That’s the title of a new book by SF and fantasy author Jo Walton. This collection consists of 130 of her blog posts on books and reading from Tor.com. Most of the reviews discuss older works; her overall theme is rereading. This is a fascinating book to dip into. Who could resist essay titles such as “The Weirdest Book in the World” and “The Worst Book I Love: Robert Heinlein’s FRIDAY”? Walton writes about some of my favorite authors, e.g., Heinlein, Tolkien, Dorothy Sayers, Connie Willis; some writers toward whom I’m lukewarm; and many I’ve never read. There are essays about such topics as cursing in genre fiction (“The Knights Who Say F—k,” except that she spells out the word) and how to talk to a writer (mostly on what not to say). What I like most, though, are the articles on reading in general. She asks whether we “gulp” or “sip,” meaning whether we demand an unbroken chunk of time to enjoy a book or pick it up and consume it in small bits throughout the day. She talks about the joys of rereading—familiar books as comfort food. I agree with her on the point that sometimes we crave a reading experience we know we’ll find satisfying, rather than taking a chance on a new work that might disappoint. Best, for me, is a book I remember well enough to know I liked it but recall little enough that rereading holds surprises.

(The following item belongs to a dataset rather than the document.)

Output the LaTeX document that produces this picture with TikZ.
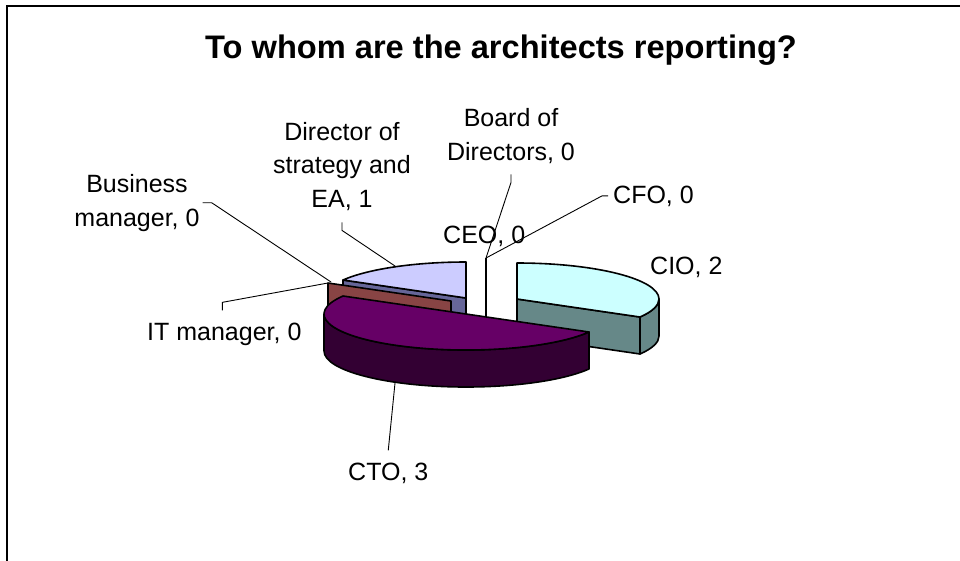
\documentclass[tikz,border=0pt]{standalone}
\usepackage{fontspec}
\setmainfont{Liberation Sans}
\usetikzlibrary{positioning}
\definecolor{cioTop}{HTML}{CCFFFF}
\definecolor{cioSide}{HTML}{668888}
\definecolor{ctoTop}{HTML}{660066}
\definecolor{ctoSide}{HTML}{330033}
\definecolor{eaTop}{HTML}{CCCCFF}
\definecolor{eaSide}{HTML}{666699}
\definecolor{itSide}{HTML}{884444}

\begin{document}
\begin{tikzpicture}[x=1pt, y=-1pt,
    lbl/.style={font=\fontsize{25}{33.5}\selectfont, inner sep=0pt, align=center},
    slice/.style={draw=black, line width=1.6pt, line join=round},
    leader/.style={draw=black, line width=0.9pt}]
  \useasboundingbox (0,0) rectangle (960,560);
  \clip (0,0) rectangle (960,560);
  \draw[line width=2pt] (7,6) rectangle (990,590);

  \node[font=\fontsize{32.6}{38}\selectfont\bfseries, anchor=base west, inner sep=0pt] (title) at (205,58) {To whom are the architects reporting?};

  \draw[slice, fill=eaSide] (466,298) -- (343,280) -- (343,317) -- (466,335) -- cycle;
  \draw[slice, fill=eaTop] (466,298) -- (343,280) arc[start angle=210, end angle=270, x radius=142, y radius=36] -- cycle;
  \draw[slice, fill=itSide] (451,301) -- (328,283) -- (328,320) -- (451,338) -- cycle;
  \draw[slice] (486,258) -- (486,331);

  \draw[slice, fill=cioSide] (517,299) -- (640,317) -- (640,354) -- (517,336) -- cycle;
  \draw[slice, fill=cioSide] (640,317) arc[start angle=30, end angle=0, x radius=142, y radius=36]
    -- ++(0,37) arc[start angle=0, end angle=30, x radius=142, y radius=36] -- cycle;
  \draw[slice, fill=cioTop] (517,299) -- (517,263) arc[start angle=270, end angle=390, x radius=142, y radius=36] -- cycle;

  \draw[slice, fill=ctoSide] (589,332) arc[start angle=30, end angle=180, x radius=142, y radius=36]
    -- ++(0,37) arc[start angle=180, end angle=30, x radius=142, y radius=36] -- cycle;
  \draw[slice, fill=ctoTop] (466,314) -- (589,332) arc[start angle=30, end angle=210, x radius=142, y radius=36] -- cycle;

  \coordinate (zeroTop) at (486,258);
  \coordinate (eaRim) at (395,266);
  \coordinate (bizRim) at (331,282);
  \coordinate (itRim) at (328,283);
  \coordinate (ctoRim) at (395,383);

  \node[lbl, anchor=base] (board) at (511,160) {Board of\\Directors, 0};
  \node[lbl, anchor=base] (dirEA) at (342,207) {Director of\\strategy and\\EA, 1};
  \node[lbl, anchor=base] (bizMgr) at (137,226) {Business\\manager, 0};
  \node[lbl, anchor=base west] (ceo) at (443,243) {CEO, 0};
  \node[lbl, anchor=base west] (cfo) at (613,203) {CFO, 0};
  \node[lbl, anchor=base west] (cio) at (650,274) {CIO, 2};
  \node[lbl, anchor=base west] (itMgr) at (147,340) {IT manager, 0};
  \node[lbl, anchor=base west] (cto) at (348,480) {CTO, 3};

  \draw[leader] (board.south) ++(0,11) -- ++(0,8) -- (zeroTop);
  \draw[leader] (cfo.west) ++(-5,0) -- ++(-6,0) -- (zeroTop);
  \draw[leader] (dirEA.south) ++(0,12) -- ++(0,8) -- (eaRim);
  \draw[leader] (bizMgr.east) ++(3,0) -- ++(9,0) -- (bizRim);
  \draw[leader] (itMgr.north) ++(-2,-12) -- ++(0,-8) -- (itRim);
  \draw[leader] (cto.north) ++(0,-12) -- (ctoRim);
\end{tikzpicture}
\end{document}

Or, as Walton lucidly summarizes it in a Tor.com post about “the right age to read a book”: “I actually prefer re-reading something to reading it for the first time. The first time there’s a certain amount of anxiety about whether it’s going to stay good, and also about what’s going to happen. On a re-read I know I can relax and trust the book.”
Occasionally I feel as if I’m indulging in a guilty pleasure when I return to a favorite book, because of the new materials waiting for attention in my bedroom stack and on the Kindle. I still sometimes have to remind myself that I finished college and graduate school many years ago, so nobody is timing or grading me.
Other topics: Walton discusses the difference between genre and mainstream and between literary criticism and what she sees herself as doing. She contemplates the appeal of series and differentiates the various types of series. She muses on why she rereads books she doesn’t like. She asks, “Do you skim?” Her position is that on first reading one shouldn’t skip the “boring” parts, because an important plot or character clue might lurk there. I must admit I sometimes skim “action” or fight scenes.
Most appealing to me, she confesses her habit of constant reading. She’s always reading whenever she isn’t doing anything else (and sometimes even then)—during meals eaten alone, in the bath, in lines and waiting rooms. She carries a book with her everywhere and uses any idle minutes to read. I’m glad to discover I’m not the only one. I read while eating, of course. I read during TV commercials and a little during the shows themselves. I constantly have at least three books or magazines in progress, one each for the bedroom, the bathroom, and the stationary bike (the last doubles as occupation for the five minutes or so, twice a day, I’m waiting for the dog to empty her food bowl). Anytime I’m in a car that somebody else is driving, I’m reading. And even if I’m the driver, I often bring a book in case the passenger wants to make a stop somewhere. On public transportation, of course I have to carry a supply of reading matter. Some people seem to think I’m peculiar that way. In the legislative editing office, where we worked in pairs, my partners often marveled that I could pick up a book or magazine and read (and retain) a paragraph or two while the partner briefly left the cubicle. Even my father, who also loved books, thought I was odd for reading on a tour bus instead of constantly watching out the window. (As exciting as it was to visit Eastern Europe, after a few hours one mountain or horse-drawn wagon looks a lot like all the others.)
Happily, Walton vindicates my literary habits. She might even agree with the motto on the button I bought at a con that reads, “Of course I have a life. It’s a life filled with books.” So—am I weird?